The mystery always has been the third stage — the aftermath, or more accurately, the coverup. Even before the bodies of the four Americans came home, the White House was eager to tell any story except the real one.

Aides twisted and turned to create the false narrative that a protest over an anti-Muslim video was spontaneously hijacked by radicals. But two problems quickly emerged: There was no video protest in Benghazi, and the attack, which used heavy weaponry, was well planned.

So, why did the White House spin the web of deceit? Don’t they know the coverup is worse than the crime?

Finally, we have the answer, thanks to Defense Secretary Leon Panetta. In his reluctant Senate testimony, he provided the missing piece of the puzzle: The commander in chief was MIA. The coverup was created to protect his absence.

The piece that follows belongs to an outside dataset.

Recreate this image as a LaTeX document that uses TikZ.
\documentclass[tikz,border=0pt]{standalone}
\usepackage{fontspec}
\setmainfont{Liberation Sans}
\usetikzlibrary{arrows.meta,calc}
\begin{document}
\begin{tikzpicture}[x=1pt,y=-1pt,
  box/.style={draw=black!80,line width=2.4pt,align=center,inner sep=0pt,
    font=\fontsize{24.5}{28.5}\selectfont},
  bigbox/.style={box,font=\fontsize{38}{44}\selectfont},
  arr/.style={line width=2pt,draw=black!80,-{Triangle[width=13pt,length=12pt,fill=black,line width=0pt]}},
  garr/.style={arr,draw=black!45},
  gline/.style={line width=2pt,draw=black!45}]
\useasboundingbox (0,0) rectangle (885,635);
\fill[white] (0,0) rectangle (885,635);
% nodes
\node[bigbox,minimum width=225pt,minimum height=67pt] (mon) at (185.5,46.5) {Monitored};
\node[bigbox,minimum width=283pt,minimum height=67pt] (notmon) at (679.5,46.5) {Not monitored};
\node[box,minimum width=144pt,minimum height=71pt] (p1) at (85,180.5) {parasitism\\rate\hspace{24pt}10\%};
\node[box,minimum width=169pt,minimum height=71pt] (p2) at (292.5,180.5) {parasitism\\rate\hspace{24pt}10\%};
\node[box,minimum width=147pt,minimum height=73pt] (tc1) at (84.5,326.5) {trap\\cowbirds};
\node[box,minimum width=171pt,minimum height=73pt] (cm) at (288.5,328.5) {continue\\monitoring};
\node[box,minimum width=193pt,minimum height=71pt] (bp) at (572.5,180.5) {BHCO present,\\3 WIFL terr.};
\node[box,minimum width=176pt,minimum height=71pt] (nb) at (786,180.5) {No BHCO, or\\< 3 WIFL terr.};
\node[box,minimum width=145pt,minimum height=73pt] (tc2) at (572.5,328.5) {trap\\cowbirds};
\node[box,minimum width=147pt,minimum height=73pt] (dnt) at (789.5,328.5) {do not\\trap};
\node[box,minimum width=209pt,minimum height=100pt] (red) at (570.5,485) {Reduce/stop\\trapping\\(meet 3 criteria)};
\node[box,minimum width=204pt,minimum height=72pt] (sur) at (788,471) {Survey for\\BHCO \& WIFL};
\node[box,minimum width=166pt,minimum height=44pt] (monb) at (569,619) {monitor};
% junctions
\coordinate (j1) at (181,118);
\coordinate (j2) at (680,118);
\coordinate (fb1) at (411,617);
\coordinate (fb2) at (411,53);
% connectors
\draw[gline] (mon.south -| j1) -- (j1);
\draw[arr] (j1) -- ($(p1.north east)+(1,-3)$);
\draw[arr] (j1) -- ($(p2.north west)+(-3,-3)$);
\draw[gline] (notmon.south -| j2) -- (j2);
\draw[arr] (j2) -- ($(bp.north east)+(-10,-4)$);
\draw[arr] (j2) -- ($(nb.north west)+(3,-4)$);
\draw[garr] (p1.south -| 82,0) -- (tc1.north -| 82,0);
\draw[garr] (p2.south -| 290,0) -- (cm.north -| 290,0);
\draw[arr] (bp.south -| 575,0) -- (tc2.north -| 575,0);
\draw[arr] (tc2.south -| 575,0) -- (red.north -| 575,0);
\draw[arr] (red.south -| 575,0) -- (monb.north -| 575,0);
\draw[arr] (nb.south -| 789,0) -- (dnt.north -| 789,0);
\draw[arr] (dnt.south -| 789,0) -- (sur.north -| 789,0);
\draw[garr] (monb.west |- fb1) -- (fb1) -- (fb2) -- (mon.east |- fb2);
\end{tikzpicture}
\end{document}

According to Panetta, President Obama checked in with his military team early on during the attack, then checked out for the rest of the night. The next day, we already knew, he blamed the video maker and flew to Las Vegas for a campaign event.

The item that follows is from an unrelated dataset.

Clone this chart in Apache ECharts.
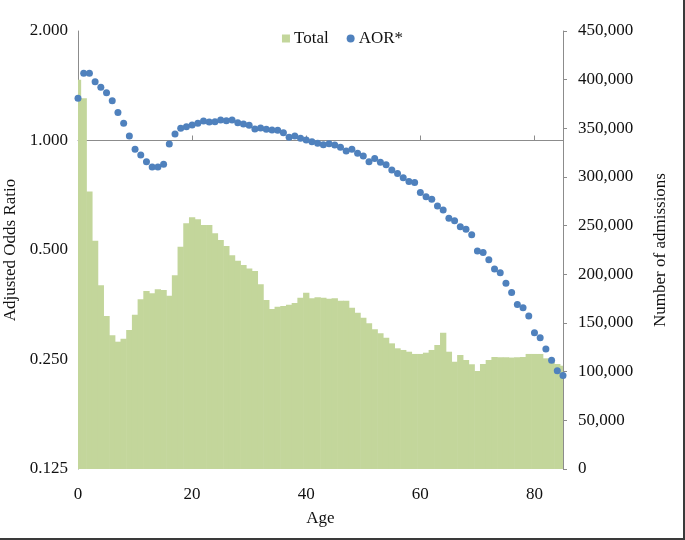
<!DOCTYPE html>
<html>
<head>
<meta charset="utf-8">
<script src="https://cdn.jsdelivr.net/npm/echarts@6/dist/echarts.min.js"></script>
<style>
  html, body { margin: 0; padding: 0; background: #fff; }
  #wrap { position: relative; width: 685px; height: 540px; }
  #chart { position: absolute; left: 0; top: 0; width: 685px; height: 540px; }
  #frame { position: absolute; left: 0; top: 0; width: 685px; height: 540px; box-sizing: border-box;
           border-right: 2px solid #3a3a3a; border-bottom: 2px solid #3a3a3a; pointer-events: none; }
</style>
</head>
<body>
<div id="wrap"><div id="chart"></div><div id="frame"></div></div>
<script>
// ---- Data ----
const ages = [];
for (let a = 0; a <= 85; a++) ages.push(String(a));

const totalAdmissions = [
  400000, 381000, 285000, 234600, 188700, 157200, 137300, 130800, 133900, 142800,
  158500, 174300, 182900, 180500, 184600, 183900, 178000, 199000, 228400, 252400,
  258600, 256500, 250700, 250700, 242100, 235300, 229100, 219500, 214000, 209600,
  206100, 203400, 189800, 173600, 164400, 166700, 167500, 168800, 170500, 176000,
  181100, 175400, 176400, 176000, 175000, 175400, 172900, 172900, 165700, 160600,
  155400, 149700, 143500, 139400, 134900, 129100, 124000, 122300, 120500, 118200,
  118200, 119500, 122300, 127400, 140000, 120500, 110200, 117100, 112000, 107600,
  100700, 107900, 112000, 115100, 114800, 114800, 114500, 114800, 115100, 118200,
  118200, 118200, 113700, 110200, 107900, 106100
];

const aor = [
  1.306, 1.530, 1.530, 1.451, 1.400, 1.353, 1.287, 1.193, 1.115, 1.029,
  0.946, 0.912, 0.874, 0.846, 0.846, 0.860, 0.978, 1.042, 1.080, 1.091,
  1.103, 1.115, 1.131, 1.124, 1.126, 1.139, 1.134, 1.139, 1.119, 1.110,
  1.101, 1.076, 1.082, 1.073, 1.069, 1.067, 1.051, 1.020, 1.029, 1.014,
  1.003, 0.992, 0.982, 0.974, 0.980, 0.972, 0.958, 0.936, 0.946, 0.922,
  0.907, 0.874, 0.893, 0.871, 0.858, 0.830, 0.812, 0.790, 0.771, 0.766,
  0.720, 0.700, 0.689, 0.661, 0.644, 0.611, 0.602, 0.579, 0.570, 0.551,
  0.497, 0.492, 0.470, 0.443, 0.433, 0.405, 0.382, 0.354, 0.347, 0.329,
  0.296, 0.287, 0.267, 0.249, 0.233, 0.226
];

const leftTicks = [0.125, 0.25, 0.5, 1, 2];
const rightMax = 450000;
const rightInterval = 50000;
const refLineValue = 1;

// ---- Layout ----
const FONT = "'Liberation Serif', 'Times New Roman', serif";
const gridTop = 31, gridBottom = 71, gridLeft = 78, gridRight = 122;
const gridH = 540 - gridTop - gridBottom;
const lmin = Math.log2(leftTicks[0]), lmax = Math.log2(leftTicks[leftTicks.length - 1]);
const refOffset = -gridH * (lmax - Math.log2(refLineValue)) / (lmax - lmin);

const axisGray = '#8c8c8c';
const barColor = '#c3d69b';
const txt = { color: '#111', fontFamily: FONT, fontSize: 17 };

const barData = totalAdmissions.map((v, i) => [i, v]);

function renderBar(params, api) {
  const idx = api.value(0);
  const val = api.value(1);
  const top = api.coord([idx, val]);
  const base = api.coord([idx, 0]);
  const w = api.size([1, 0])[0] + 0.6;
  const shape = echarts.graphic.clipRectByRect(
    { x: top[0] - w / 2, y: top[1], width: w, height: base[1] - top[1] },
    { x: params.coordSys.x, y: params.coordSys.y, width: params.coordSys.width, height: params.coordSys.height }
  );
  return shape && { type: 'rect', shape: shape, style: { fill: barColor } };
}

const chart = echarts.init(document.getElementById('chart'), null, { renderer: 'canvas' });
chart.setOption({
  animation: false,
  backgroundColor: '#fff',
  textStyle: { fontFamily: FONT },
  legend: {
    data: [
      { name: 'Total', icon: 'rect', itemStyle: { color: barColor } },
      { name: 'AOR*', icon: 'circle' }
    ],
    top: 25, left: 'center',
    itemWidth: 8, itemHeight: 8, itemGap: 18,
    textStyle: Object.assign({}, txt, { padding: [0, 0, 0, -1] })
  },
  grid: { left: gridLeft, right: gridRight, top: gridTop, bottom: gridBottom,
          containLabel: false, outerBoundsMode: 'none' },
  xAxis: [
    {
      type: 'category', data: ages, boundaryGap: false, position: 'bottom',
      name: 'Age', nameLocation: 'middle', nameGap: 41, nameTextStyle: txt,
      axisLine: { show: false }, axisTick: { show: false },
      axisLabel: Object.assign({}, txt, { interval: 19, margin: 17 }),
      splitLine: { show: false }
    },
    {
      type: 'category', data: ages, boundaryGap: false, position: 'top', offset: refOffset,
      axisLine: { show: true, lineStyle: { color: axisGray, width: 1 } },
      axisTick: { show: true, inside: false, length: 5, lineStyle: { color: axisGray },
                  interval: function (i) { return i > 0 && i % 20 === 0; } },
      axisLabel: { show: false }, splitLine: { show: false }
    }
  ],
  yAxis: [
    {
      type: 'log', logBase: 2, min: leftTicks[0], max: leftTicks[leftTicks.length - 1], interval: 1,
      position: 'left',
      name: 'Adjusted Odds Ratio', nameLocation: 'middle', nameGap: 57, nameTextStyle: txt,
      axisLine: { show: true, lineStyle: { color: axisGray } },
      axisTick: { show: false },
      axisLabel: Object.assign({}, txt, { margin: 10, formatter: v => Number(v).toFixed(3) }),
      splitLine: { show: false }
    },
    {
      type: 'value', min: 0, max: rightMax, interval: rightInterval, position: 'right',
      name: 'Number of admissions', nameLocation: 'middle', nameGap: 89, nameTextStyle: txt,
      axisLine: { show: true, lineStyle: { color: axisGray } },
      axisTick: { show: true, inside: false, length: 4, lineStyle: { color: axisGray } },
      axisLabel: Object.assign({}, txt, { margin: 15, formatter: v => Number(v).toLocaleString('en-US') }),
      splitLine: { show: false }
    }
  ],
  series: [
    {
      name: 'Total', type: 'custom', xAxisIndex: 0, yAxisIndex: 1,
      data: barData, encode: { x: 0, y: 1 }, renderItem: renderBar,
      itemStyle: { color: barColor }, z: 2
    },
    {
      name: 'AOR*', type: 'scatter', xAxisIndex: 0, yAxisIndex: 0,
      data: aor, symbol: 'circle', symbolSize: 7,
      itemStyle: { color: '#4f81bd', opacity: 1 }, z: 3
    }
  ]
});
</script>
</body>
</html>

Meanwhile, half a world away, Ambassador Chris Stevens and three other Americans had been slaughtered by Islamists. Their murders on the 11th anniversary of 9/11 gave the incident extra gravity and led the White House to conceal the facts. An honest chronology would have revealed the president’s shocking behavior during the most successful attack against Americans by foreigners since 9/11.

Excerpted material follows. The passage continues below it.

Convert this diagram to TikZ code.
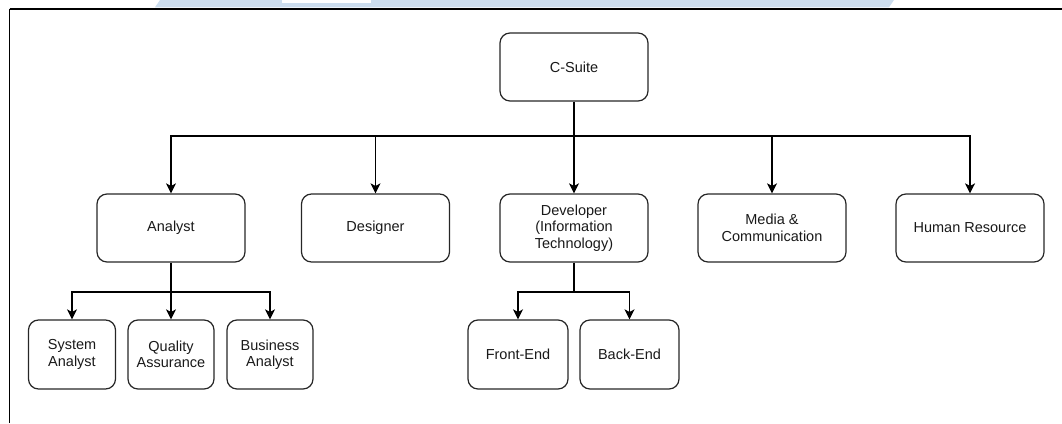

Imagine the questions that would have come: What did Obama do through the long, bloody night? Whom did he talk to? When did he learn that Stevens was dead?

There is still much we don’t know, but Panetta, under persistent Senate probing, revealed that Obama simply wasn’t involved. Did he just go to sleep?
... 
A military officer would be brought up on charges and George Bush would be ridiculed, but Obama will get a pass again, because so little is expected of him.  You would think that after the Panetta testimony broke his support staff would indicate his busy night of being President  but so far, there is nothing other than getting people to pack for his campaign trip the next day after a brief press statement.  There was probably some time spent planning an angry responses to Romney's questioning of how the Egyptian embassy responded to demonstrations.  One thing his campaign was good at was deflecting attention through moral preening.  It was one of those "How dare you" moments liberals are so good at when caught in questionable conduct.